Eric Epstein is making his final stage exit from the Guild Theatre.
After nine years and 32 Guild productions, Epstein is stepping away from his position as artistic director.
What comes next for Epstein, who has been in the theatre business for almost 40 years, is unclear.
But he’s hinting at a move down south to continue acting and directing.
“I won’t be moving at any immediate time,” he said coyly.
“But it’s something that might come up, that might draw me away.”
That pull could come from Vancouver, the city that Epstein started his career in as an actor in the early ‘70s.
That’s where he attended theatre school at the University of British Columbia. It’s also where he started the Vancouver Shakespeare Festival in 1984, which later morphed into the well-known Bard on the Beach series.
But in his second year with the festival he was lured north, which was fortunate for Epstein because things started to unravel with his company.
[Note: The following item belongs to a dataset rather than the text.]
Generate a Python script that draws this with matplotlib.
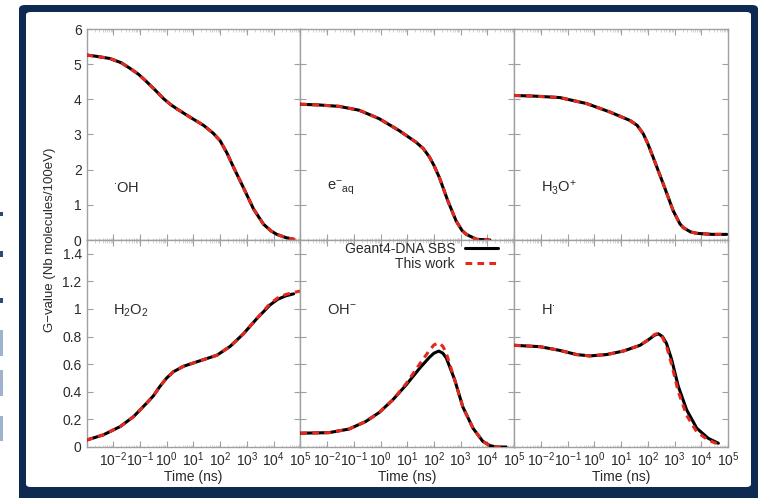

It was running out of money and a bus strike hit Vancouver the opening day of the festival.
“Basically things weren’t working out for us,” said Epstein.
“At the same time I had an opportunity to go up north and work for the Guild. So I went up north.”
Epstein had been asked to fly to Whitehorse to direct Tartuffe, a play about a French imposter.
A longtime friendship with local musician, Dave Haddock, whom Epstein went to high school with, further encouraged him to take the trip. Haddock gave Epstein a place to crash while directing Tartuffe.
Epstein’s directing stint in Whitehorse marked the beginning of a 25-year relationship with the Guild.
Throughout the ‘80s Epstein continued to travel to the Yukon to work on Guild productions. At the same time he was being courted by the Frostbite Music Festival to direct their festivals.
Finally in 2000 Epstein decided to make the move up north where he was offered the position as the artistic director of the Guild.
Even with his previous experiences with the guild, the beginning of that role was a rocky one.
“My first show after being hired on was Chorus of Disapproval – it was the most challenging play to put on that you could ever imagine,” he said.
“But the fact that we pulled it off successfully opened up the level of things we could undertake at the Guild.”
Epstein widened the variety of plays on tap at the theatre.
That included adding musicals and politically charged plays to the bill, productions the Guild didn’t regularly immerse itself in.
“We put shows like the Accidental Death of an Anarchist in the shadow of 9-11 when people were afraid to laugh at anything and we actually made a couple Bin Laden jokes,” he said.
Other notable shows were Urinetown, Proof and Lysistrada, he said.
Scouting out professional actors to play the roles was also hugely important for Epstein especially because the Guild plays the role of a regional theatre company for the Yukon, he said.
“Other community theatres are more about process and the learning experience for actors,” he said.
“The Guild is a theatre primarily aimed at quality.”
In the 2003 production of Hair, Epstein brought in well-known indie musician Veda Hille as musical director for the show.
“She didn’t like the music at first but then ended up recording one of the songs from the show on her album,” said Epstein with a laugh.
As artistic director for the Guild, Epstein still kept his acting hat on, often appearing in many of the plays the Guild presented.
“I take the greatest delight in acting,” he said.
But theatre administration has been his forte lately.
While living in Whitehorse Epstein has had his finger in almost every theatrical pot in the territory.
That includes Nakai Theatre, Separate Reality theatre company, the Whitehorse Theatre Ensemble, the Yukon Arts Centre (where he is currently artistic director) and True West.
Epstein still plans to be involved with the Yukon Arts Centre for the 2010/2011 season and hopes to do future work with the Whitehorse Theatre Ensemble.
It’s a good time to be bringing in someone new to the Guild Theatre, he said.
Once Epstein leaves at the end of May, Katherine McCallum, who has been publicity and production manager with the Guild for the
past year, will step in to take his place.
“Katherine has great skills to bring people into the next decade,” he said.
It’s also a perfect time for Epstein to be moving on.
“This last season at the Guild has been a very strong one,” said Epstein.
“It’s a good wrap up for me. I cherish the Guild and will offer what I can in the future to ensure its health and growth.”